Drones are just one aspect in the sea of Information-Technology for salespeople.  There are many others: CRM, BI tools,

Smooth Saling Tips:

  • Categorize:  With too much for us to synthesize in our daily thoughts, categorize the data and technology to make sense of it.
  • Prioritize:  After categorizing, sort by priority: short-term (6 mo-1 year), long-term (1-2 years).

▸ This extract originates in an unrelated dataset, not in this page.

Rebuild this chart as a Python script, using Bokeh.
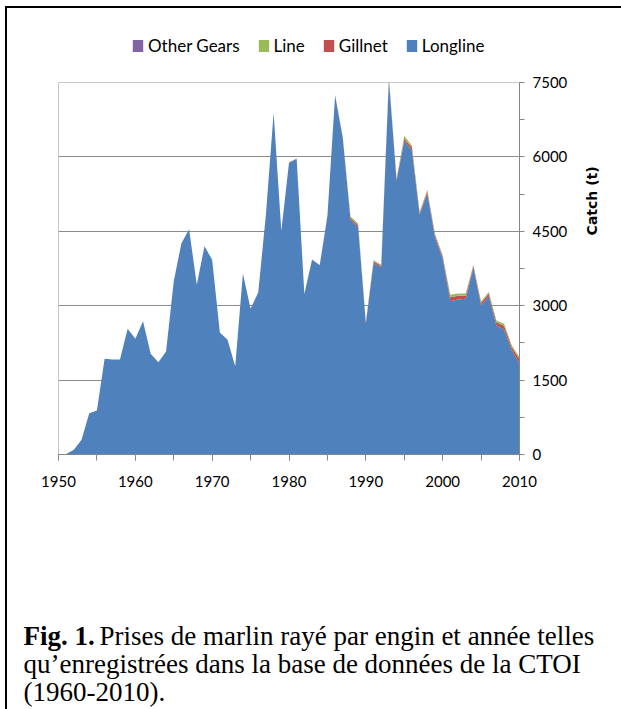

Or really long-term (maybe never but remaining aware of it).
  • Dip your toe in the water by incorporating new information and technology on a continuous basis.  However, always proof it in multiple ways.  A single source of information can easily be biased or just wrong.  Bounce your new found information off others in the industry.  Determine what the governing trade association thinks about it.  Go to the center of excellence for your industry to see what they think of it.

5. A Sea of Opportunity

The great thing about agribusiness is that it’s never going away.  Nobody quits eating.  As a matter of fact, there continues to be a population increase, a farming land decrease, and a growing middle class who desire to eat better.

To me, that means there are a lot of challenges (opportunities).  Products, services, and technology will come and go, but the Ag industry will be here for a long time. 

So, no matter how difficult it gets for you, keep navigating opportunities.  Remain positive in the contribution this industry makes to safe, affordable food for more and more people, on fewer and fewer acres, under more and more restrictions. 

6. A Sea of Change

I have only been at it for 30 years, but there has been a constant change since the day I started. 

We were pushing P&Ls down to the lowest business unit.  Then we consolidated it all into regional or national P&Ls.

We were owning delivery trucks and managed the distribution system.  Then we outsourced it all.  The ethanol boom shifted the grain landscape.  Then came the farmland boom in the last 10 years combined with high commodity prices before inputs caught up. 

There has been a trade war or skirmish in almost every one of my 30 years. 

Smooth Saling Tip:

  • Ride the waves versus holding the wall of water back:  As an industry professional, you have to balance between a passing fad versus a new trend.  All I know is adopting only one strategy will typically lead to your downfall. 

For example, if you resist all change, it’s inevitable this will lead to lost opportunity or worse for you.  Look at any of the changes in Ag over the last 30 years.  Could your business have survived all of those events without changing?  If so, great.  But I am guessing somewhere in those events, your business adapted to survive and thrive.

The other extreme can be just as deadly.  Jumping from one fad to the next or even one trend to the next can have damaging effects on continuity.  We get sensitized to so much change and we wait out anything new.  We find it hard to commit to anything new as it might change by tomorrow.  I see this effect with a lot of start-up businesses I work with.  They pivot so fast from products, structure, or other go-to-market strategies that the sales team loses confidence in their efforts.

7. A Sea of Uncertainty

If you sailed through the previous six seas, you will arrive at a point where you realize, there is a lot of uncertainty in our industry.

To deal with that uncertainty, you can employ some of these tactics:

Smooth Saling Tips:

  • Confidence:  There is a saying that the only things certain in life are death and taxes.  I would add hunger to that list.  Feel confident in that one little piece of certainty that you are in a high-demand industry.
  • Get comfortable being uncomfortable.  Change is going to happen.  If you work hard and try, then you can be part of the new era.  You can make it through the stormy sea of uncertainty into the tranquil waters of the new way of going to market.
  • When fear crops up (like every day), acknowledge it for what it is… an emotion.  It’s there for a reason.  Sometimes, it keeps you from harm, while other times, it’s just needless worry.  Seek out some fear management techniques.  Here is an article and podcast on handling five of the more common sales fears:  Selling through Fear.

I hope these tips helped you as you set sail through the stormy but rewarding seas of selling in agribusiness!